* START Supplied data *
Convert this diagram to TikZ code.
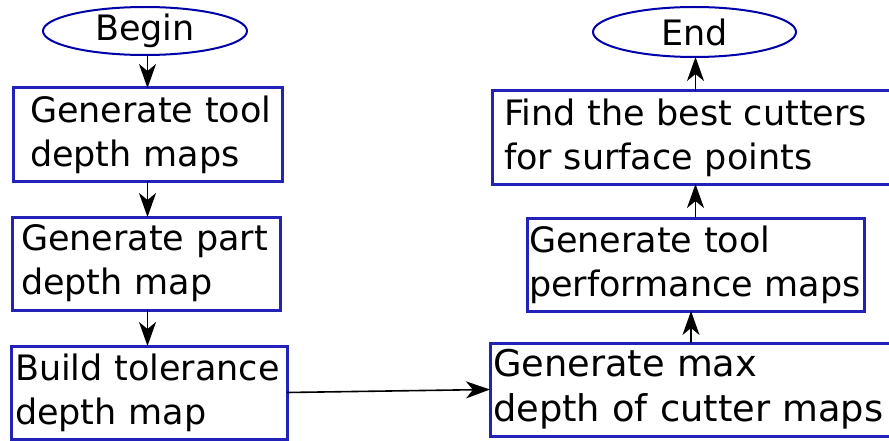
\documentclass[tikz,border=0pt]{standalone}
\usepackage{fontspec}
\setmainfont{DejaVu Sans}
\usetikzlibrary{shapes.geometric,arrows.meta}
\definecolor{boxblue}{RGB}{34,34,184}
\definecolor{ellblue}{RGB}{0,0,168}
\tikzset{
  flowbox/.style={draw=boxblue, line width=3pt, anchor=north west, align=left,
    inner ysep=0pt, outer sep=0pt, minimum height=93pt,
    font=\fontsize{35}{44}\selectfont},
  term/.style={draw=ellblue, line width=2pt, ellipse, inner sep=0pt, outer sep=0pt,
    font=\fontsize{35}{44}\selectfont},
  arr/.style={-{Stealth[length=24pt,width=17pt,inset=7pt]}, line width=1.6pt}
}
\begin{document}
\begin{tikzpicture}[x=1pt,y=1pt]
\clip (0,0) rectangle (889,-441);
\fill[white] (0,0) rectangle (889,-441);
% left column
\node[term, minimum width=204pt, minimum height=48pt] (begin) at (145,-31) {Begin};
\node[flowbox, minimum width=269pt, text width=235pt, inner xsep=17pt] (b1) at (13,-88)
  {\mbox{Generate tool}\\\mbox{depth maps}};
\node[flowbox, minimum width=268pt, text width=250pt, inner xsep=9pt] (b2) at (12,-217)
  {\mbox{Generate part}\\\mbox{depth map}};
\node[flowbox, minimum width=276pt, text width=268pt, inner xsep=4pt] (b3) at (11,-346)
  {\mbox{Build tolerance}\\\mbox{depth map}};
% right column
\node[term, minimum width=203pt, minimum height=50pt] (end) at (694.5,-32) {End};
\node[flowbox, minimum width=400pt, text width=376pt, inner xsep=12pt] (find) at (492,-91)
  {\mbox{Find the best cutters}\\\mbox{for surface points}};
\node[flowbox, minimum width=337pt, text width=333pt, inner xsep=2pt] (perf) at (527,-218)
  {\mbox{Generate tool}\\\mbox{performance maps}};
\node[flowbox, minimum width=402pt, text width=396pt, inner xsep=3pt,
  font=\fontsize{36.8}{45}\selectfont] (mx) at (490,-343)
  {\mbox{Generate max}\\\mbox{depth of cutter maps}};
% connectors
\draw[arr] (begin.south -| b1.south) -- (b1.north);
\draw[arr] (b1.south) -- (b1.south |- b2.north);
\draw[arr] (b1.south |- b2.south) -- (b1.south |- b3.north);
\draw[arr] (b3.east) -- (mx.west);
\draw[arr] (mx.north) -- (mx.north |- perf.south);
\draw[arr] (perf.north) -- (perf.north |- find.south);
\draw[arr] (perf.north |- find.north) -- (perf.north |- end.south);
\end{tikzpicture}
\end{document}
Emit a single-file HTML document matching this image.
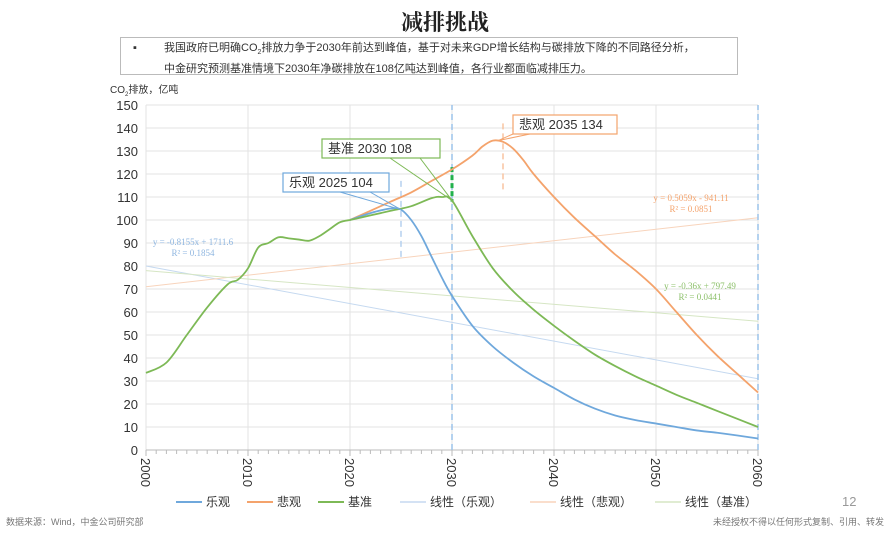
<!DOCTYPE html>
<html><head><meta charset="utf-8"><style>
body{margin:0;width:890px;height:535px;background:#fff;font-family:"Liberation Sans","Noto Sans CJK SC",sans-serif;overflow:hidden;position:relative}
.t{position:absolute}
</style></head><body>
<div class="t" style="left:0;width:890px;top:6px;text-align:center;font-size:22px;font-weight:bold;color:#222;font-family:'Noto Serif CJK SC','Noto Sans CJK SC',sans-serif">减排挑战</div>
<div class="t" style="left:120px;top:37px;width:618px;height:38px;border:1px solid #bbb;font-size:11px;color:#333;line-height:17px;padding:2px 0 0 0;box-sizing:border-box">
<span style="position:absolute;left:12px;top:2px">▪</span>
<div style="position:absolute;left:43px;top:2px;white-space:nowrap">我国政府已明确CO<sub style="font-size:7px">2</sub>排放力争于2030年前达到峰值，基于对未来GDP增长结构与碳排放下降的不同路径分析，<br>中金研究预测基准情境下2030年净碳排放在108亿吨达到峰值，各行业都面临减排压力。</div></div>
<div class="t" style="left:110px;top:81px;font-size:10px;color:#333">CO<sub style="font-size:6px">2</sub>排放，亿吨</div>
<div class="t" style="left:6px;top:515px;font-size:9px;color:#777">数据来源：Wind，中金公司研究部</div>
<div class="t" style="right:6px;top:515px;font-size:9px;color:#777">未经授权不得以任何形式复制、引用、转发</div>
<div class="t" style="left:842px;top:494px;font-size:13px;color:#999">12</div>
<svg id="c" width="890" height="535" style="position:absolute;left:0;top:0"></svg>
<script>
const years=[2000,2002,2004,2006,2008,2009,2010,2011,2012,2013,2014,2015,2016,2017,2018,2019,2020];
const histVals=[33.5,38,50,62,72,74,79,88,90,92.5,92,91.5,91,93,96,99,100];
const baseYears=[2020,2022,2024,2026,2028,2029,2030,2032,2034,2036,2038,2040,2042,2044,2046,2048,2050,2052,2054,2056,2058,2060];
const baseVals=[100,102,104,106,109.5,110,108.5,93,79,69,61,54,47.5,41.5,36.5,32,28,24,20.5,17,13.5,10];
const optYears=[2020,2022,2024,2025,2026,2027,2028,2029,2030,2032,2034,2036,2038,2040,2042,2044,2046,2048,2050,2052,2054,2056,2058,2060];
const optVals=[100,103,105,104.5,100,93,84,75,67,54,45,38,32,27,22,18,15,13,11.5,10,8.5,7.5,6.3,5];
const pesYears=[2020,2022,2024,2026,2028,2030,2032,2033,2034,2035,2036,2037,2038,2040,2042,2044,2046,2048,2050,2052,2054,2056,2058,2060];
const pesVals=[100,104,108,112,117,122,128,132,134.5,134,131,126,120,110,101,93,85,78,70,60,50,41,33,25];
const trendOpt=[80,31],trendPes=[71,101],trendBase=[78,56];
const yTicks=[0,10,20,30,40,50,60,70,80,90,100,110,120,130,140,150];
const xTicks=[2000,2010,2020,2030,2040,2050,2060];
const X=y=>146+(y-2000)*10.2, Y=v=>450-v*2.3;
const svg=document.getElementById('c');const NS='http://www.w3.org/2000/svg';
function el(t,a,p){const e=document.createElementNS(NS,t);for(const k in a)e.setAttribute(k,a[k]);(p||svg).appendChild(e);return e;}
yTicks.forEach(v=>{const l=el('line',{x1:146,x2:758,y1:Y(v),y2:Y(v),stroke:'#e3e3e3'});


const t=el('text',{x:138,y:Y(v)+5,'text-anchor':'end','font-size':13,fill:'#333'});t.textContent=v;

});
for(let yr=2000;yr<=2060;yr++){const major=yr%10==0;
if(major){const g=el('line',{x1:X(yr),x2:X(yr),y1:105,y2:450,stroke:'#e3e3e3'});

}
const tk=el('line',{x1:X(yr),x2:X(yr),y1:450,y2:major?456:454,stroke:'#bbb'});

}
const ax=el('line',{x1:146,x2:758,y1:450,y2:450,stroke:'#bbb'});


xTicks.forEach(yr=>{const t=el('text',{x:0,y:0,'font-size':13,fill:'#333',transform:`translate(${X(yr)-5},458) rotate(90)`});t.textContent=yr;

});
function trend(v,c,n){const l=el('line',{x1:X(2000),y1:Y(v[0]),x2:X(2060),y2:Y(v[1]),stroke:c,'stroke-width':1});

}
trend(trendOpt,'#c5d9f0','trend-optimistic');trend(trendPes,'#f8d4bc','trend-pessimistic');trend(trendBase,'#d6e6c4','trend-baseline');
function vd(yr,v0,v1,c,w,n,dash){const l=el('line',{x1:X(yr),x2:X(yr),y1:Y(v0),y2:Y(v1),stroke:c,'stroke-width':w,'stroke-dasharray':dash||'6,4'});

}
vd(2030,0,150,'#9cc3ea',1.5,'marker-2030');vd(2060,0,150,'#9cc3ea',1.5,'marker-2060');
vd(2025,117,83,'#b5d1ef',1.5,'marker-2025');vd(2035,142,112,'#f8c4a0',1.5,'marker-2035');
vd(2030,123,108,'#22b14c',3,'marker-2030-peak','5,3');
function smooth(pts){let d='M'+pts[0][0]+','+pts[0][1];
for(let i=0;i<pts.length-1;i++){const p0=pts[i-1]||pts[i],p1=pts[i],p2=pts[i+1],p3=pts[i+2]||p2;
const c1=[p1[0]+(p2[0]-p0[0])/6,p1[1]+(p2[1]-p0[1])/6],c2=[p2[0]-(p3[0]-p1[0])/6,p2[1]-(p3[1]-p1[1])/6];
d+=`C${c1[0]},${c1[1]} ${c2[0]},${c2[1]} ${p2[0]},${p2[1]}`;}return d;}
function line(xs,vs,c,n){const p=el('path',{d:smooth(xs.map((x,i)=>[X(x),Y(vs[i])])),fill:'none',stroke:c,'stroke-width':1.8,'stroke-linejoin':'round'});

}
line(pesYears,pesVals,'#f4a36c','series-pessimistic');
line(optYears,optVals,'#6fa8dc','series-optimistic');
line(years,histVals,'#7db956','series-history');
line(baseYears,baseVals,'#7db956','series-baseline');
function callout(x,y,w,c,txt,tx,tv,l1,l2,n){
el('line',{x1:l1,y1:y+19,x2:X(tx),y2:Y(tv),stroke:c});el('line',{x1:l2,y1:y+19,x2:X(tx),y2:Y(tv),stroke:c});
const r=el('rect',{x:x,y:y,width:w,height:19,fill:'#fff',stroke:c,'stroke-width':1.2});


const t=el('text',{x:x+6,y:y+14,'font-size':13,fill:'#333'});t.textContent=txt;}
callout(283,173,106,'#6fa8dc','乐观 2025  104',2025,104.5,340,370,'callout-optimistic');
callout(322,139,118,'#7db956','基准 2030  108',2030,108.5,390,420,'callout-baseline');
callout(513,115,104,'#f4a36c','悲观 2035  134',2034.5,134.5,513,530,'callout-pessimistic');
function eq(x,y,c,a,b,n){const t=el('text',{x:x,y:y,'font-size':9,fill:c,'font-family':'Liberation Serif','text-anchor':'middle'});t.textContent=a;


const t2=el('text',{x:x,y:y+11,'font-size':9,fill:c,'font-family':'Liberation Serif','text-anchor':'middle'});t2.textContent=b;}
eq(193,245,'#8fb6e0','y = -0.8155x + 1711.6','R² = 0.1854','eq-optimistic');
eq(691,201,'#f4a36c','y = 0.5059x - 941.11','R² = 0.0851','eq-pessimistic');
eq(700,289,'#8cc06a','y = -0.36x + 797.49','R² = 0.0441','eq-baseline');
const legNames=['乐观','悲观','基准','线性（乐观）','线性（悲观）','线性（基准）'];
const legCols=['#6fa8dc','#f4a36c','#7db956','#c5d9f0','#f8d4bc','#d6e6c4'];
const legX=[176,247,318,400,530,655];
legNames.forEach((n,i)=>{const g=el('g',{});


el('line',{x1:legX[i],x2:legX[i]+26,y1:502,y2:502,stroke:legCols[i],'stroke-width':i<3?2:1.5},g);
const t=el('text',{x:legX[i]+30,y:506,'font-size':12,fill:'#333'},g);t.textContent=n;});
</script>
</body></html>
* END Supplied data *
From the entries above, extract every line where the word "this" appears.

Convert this diagram to TikZ code.
Emit a single-file HTML document matching this image.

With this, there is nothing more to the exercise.